• WHAT THE TASK ASKS:
Extract word for word the lines of the listing from its start to the line holding "font=dict(family=cond, size=17, color=col, weight=500))", both ends kept; pictures are not part of the copy.

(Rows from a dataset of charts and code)
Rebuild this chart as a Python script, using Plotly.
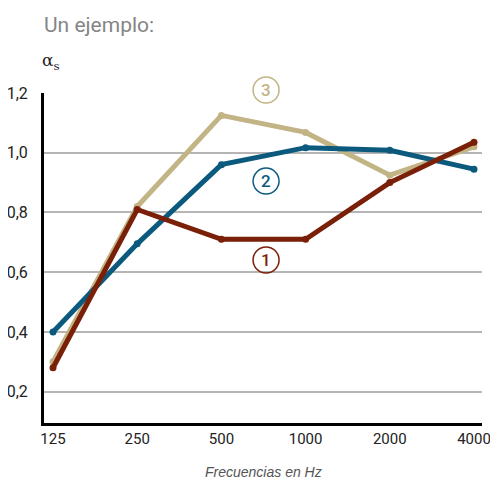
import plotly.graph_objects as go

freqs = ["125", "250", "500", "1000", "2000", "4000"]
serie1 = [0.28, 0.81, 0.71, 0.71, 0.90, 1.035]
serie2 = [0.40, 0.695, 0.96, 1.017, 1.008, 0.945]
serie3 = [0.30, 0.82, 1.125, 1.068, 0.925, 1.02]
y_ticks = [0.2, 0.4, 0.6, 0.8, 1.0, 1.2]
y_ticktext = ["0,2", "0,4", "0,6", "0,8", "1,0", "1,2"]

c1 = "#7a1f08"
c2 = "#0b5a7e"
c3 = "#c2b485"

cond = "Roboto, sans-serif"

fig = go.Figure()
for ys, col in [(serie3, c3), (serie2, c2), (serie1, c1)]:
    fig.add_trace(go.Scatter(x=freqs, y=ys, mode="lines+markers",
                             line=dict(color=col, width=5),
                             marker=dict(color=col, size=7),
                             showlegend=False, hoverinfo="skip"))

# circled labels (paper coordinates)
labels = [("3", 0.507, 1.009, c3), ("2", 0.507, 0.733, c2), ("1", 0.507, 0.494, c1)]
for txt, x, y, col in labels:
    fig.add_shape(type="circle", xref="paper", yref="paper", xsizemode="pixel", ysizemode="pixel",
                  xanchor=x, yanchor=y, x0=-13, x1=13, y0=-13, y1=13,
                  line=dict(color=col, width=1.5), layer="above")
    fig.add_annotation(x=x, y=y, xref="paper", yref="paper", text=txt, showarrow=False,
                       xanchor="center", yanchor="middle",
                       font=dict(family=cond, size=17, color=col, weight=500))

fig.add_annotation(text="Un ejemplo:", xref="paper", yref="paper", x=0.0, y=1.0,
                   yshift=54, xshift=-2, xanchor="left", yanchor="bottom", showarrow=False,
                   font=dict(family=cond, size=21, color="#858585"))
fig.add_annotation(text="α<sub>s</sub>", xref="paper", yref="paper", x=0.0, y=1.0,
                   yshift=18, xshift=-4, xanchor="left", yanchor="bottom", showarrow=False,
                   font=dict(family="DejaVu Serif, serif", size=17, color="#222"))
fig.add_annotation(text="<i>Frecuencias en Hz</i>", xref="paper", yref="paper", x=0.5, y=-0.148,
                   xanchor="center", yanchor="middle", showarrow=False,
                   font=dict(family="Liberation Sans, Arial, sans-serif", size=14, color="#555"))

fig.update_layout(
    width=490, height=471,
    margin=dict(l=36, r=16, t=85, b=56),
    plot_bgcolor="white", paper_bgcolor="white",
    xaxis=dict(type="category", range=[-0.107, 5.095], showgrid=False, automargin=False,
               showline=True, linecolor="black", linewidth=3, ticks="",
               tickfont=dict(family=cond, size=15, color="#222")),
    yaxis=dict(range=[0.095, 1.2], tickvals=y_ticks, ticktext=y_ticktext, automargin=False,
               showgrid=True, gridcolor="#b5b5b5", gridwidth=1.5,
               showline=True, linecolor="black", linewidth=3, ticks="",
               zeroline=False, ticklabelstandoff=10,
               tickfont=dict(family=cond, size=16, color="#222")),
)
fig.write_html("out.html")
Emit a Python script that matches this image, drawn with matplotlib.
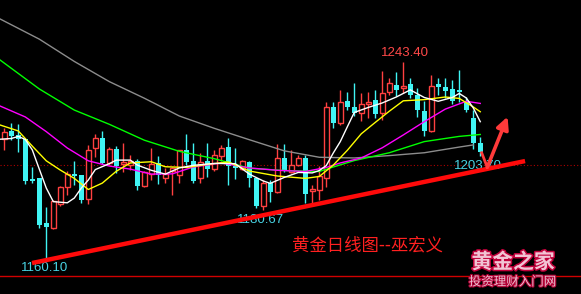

• ANSWER:
Rebuild this chart as a Python script, using Plotly.
import plotly.graph_objects as go

freqs = ["125", "250", "500", "1000", "2000", "4000"]
serie1 = [0.28, 0.81, 0.71, 0.71, 0.90, 1.035]
serie2 = [0.40, 0.695, 0.96, 1.017, 1.008, 0.945]
serie3 = [0.30, 0.82, 1.125, 1.068, 0.925, 1.02]
y_ticks = [0.2, 0.4, 0.6, 0.8, 1.0, 1.2]
y_ticktext = ["0,2", "0,4", "0,6", "0,8", "1,0", "1,2"]

c1 = "#7a1f08"
c2 = "#0b5a7e"
c3 = "#c2b485"

cond = "Roboto, sans-serif"

fig = go.Figure()
for ys, col in [(serie3, c3), (serie2, c2), (serie1, c1)]:
    fig.add_trace(go.Scatter(x=freqs, y=ys, mode="lines+markers",
                             line=dict(color=col, width=5),
                             marker=dict(color=col, size=7),
                             showlegend=False, hoverinfo="skip"))

# circled labels (paper coordinates)
labels = [("3", 0.507, 1.009, c3), ("2", 0.507, 0.733, c2), ("1", 0.507, 0.494, c1)]
for txt, x, y, col in labels:
    fig.add_shape(type="circle", xref="paper", yref="paper", xsizemode="pixel", ysizemode="pixel",
                  xanchor=x, yanchor=y, x0=-13, x1=13, y0=-13, y1=13,
                  line=dict(color=col, width=1.5), layer="above")
    fig.add_annotation(x=x, y=y, xref="paper", yref="paper", text=txt, showarrow=False,
                       xanchor="center", yanchor="middle",
                       font=dict(family=cond, size=17, color=col, weight=500))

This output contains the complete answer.